Garzón's many supporters have responded to the case with dismay, moved by its outrageous symmetry: a highly respected judge brought to trial, for attempting to try crimes, on an accusation by the disciples of the regime that perpetrated those crimes in the first place.

Throughout April the judge's pending suspension and trial has spawned j'accuse editorials in the New York Times and the Guardian, among many others. Only the Wall Street Journal dissented, heavily critical of Garzón's previous attempts to extradite Chile's former dictator, General Augusto Pinochet.

In Spain, meanwhile, the Garzón case has triggered some of the angriest scenes in recent years, sharply dividing public opinion, setting the political parties at loggerheads, and questioning the so-called "pact of silence" between the country's left and right on crimes committed by the dictatorship, which has been the consensus underpinning Spain's 32-year-old democracy.

So what, exactly, is Garzón alleged to have done wrong?

His far-right accusers, and now the Supreme Court, allege that attempting to criminalize Franco for crimes against humanity falls foul of Spain's 1977 Amnesty Law, and that by declaring himself nevertheless competent to proceed, Garzón had perverted the course of justice.

Nonsense, say his supporters: The trial is an unholy alliance between the far right and a political establishment that does not want to see the Franco regime tainted -- in part because the fathers and grandfathers of many of today's public figures served in it.

If that was the intention, it seems to have backfired.
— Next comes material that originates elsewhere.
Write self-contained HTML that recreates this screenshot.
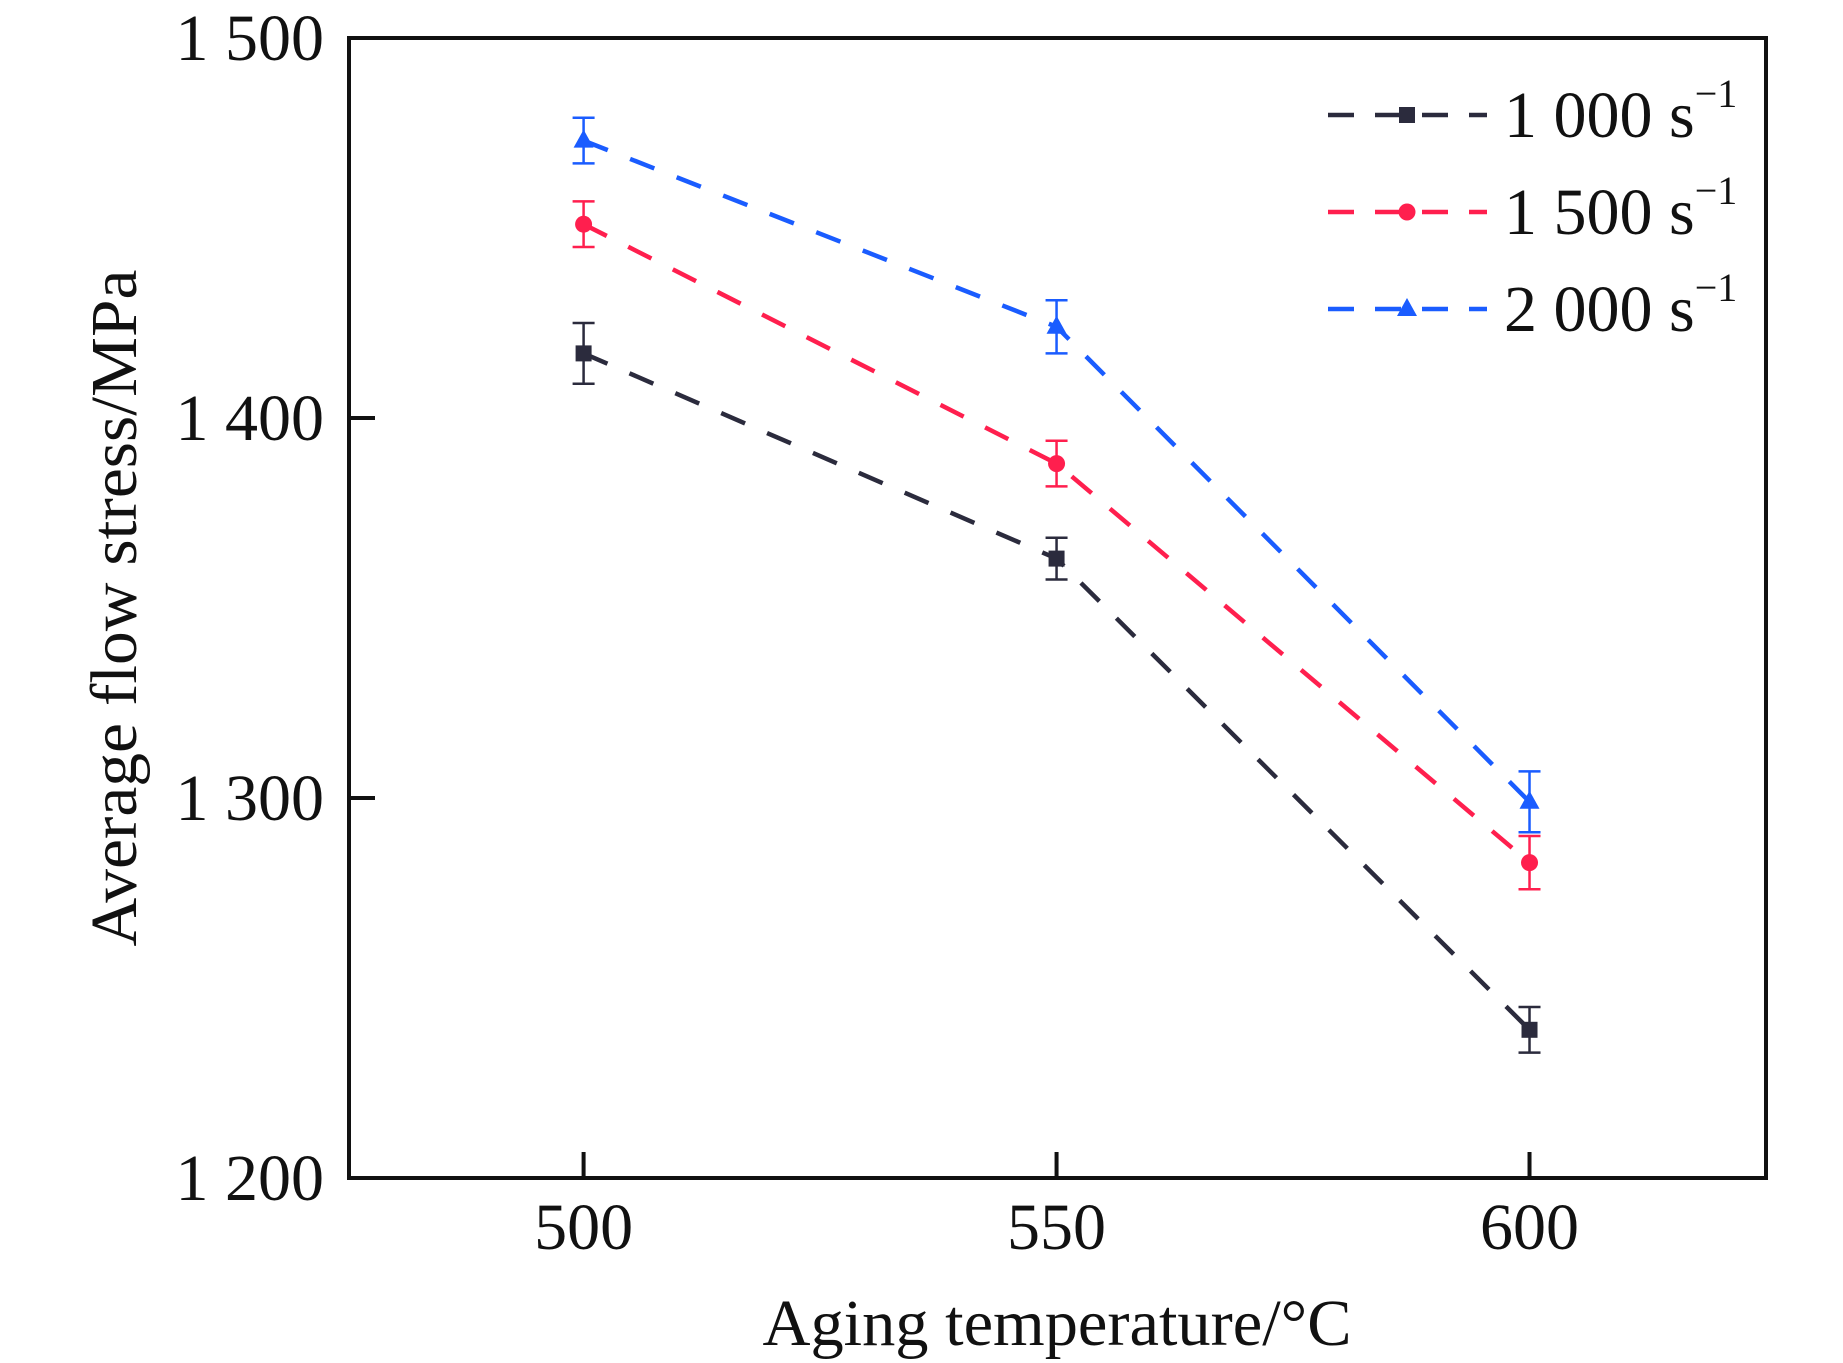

In aiming to keep the past untouched, Garzón's enemies may have done the opposite: The rallies in his favor have been well attended and multi-generational, and anyone observing them can't help feeling a major social movement has been unleashed.

Such an effect would be typical of a judge whose showmanship, and predilection for heroic, almost epic causes, is legendary. What has now opened is only the latest, global chapter in a long running one-man show that has enthralled Spain since the 1980s. Internationally, it is a test case pitching local Amnesty laws against international laws, while for Spaniards it is a painful revisiting of their national story.

On the sunny Saturday afternoon of April 24, knowing that it was only a matter of time before the judge faced trial, the "Garzónistas" across Spain took to the streets.

In Barcelona, Spain's second city, several thousand crowded into the central Plaça Sant Jaume, pro-Garzón banners alternating with black-and-white photos of disappeared family members from the 1930s and 1940s. "Where is my grandfather?" read numerous placards, a plea that had simultaneously spread to pavement rallies outside Spain's embassies in London, Paris, Lisbon, and, several hours later, Buenos Aires.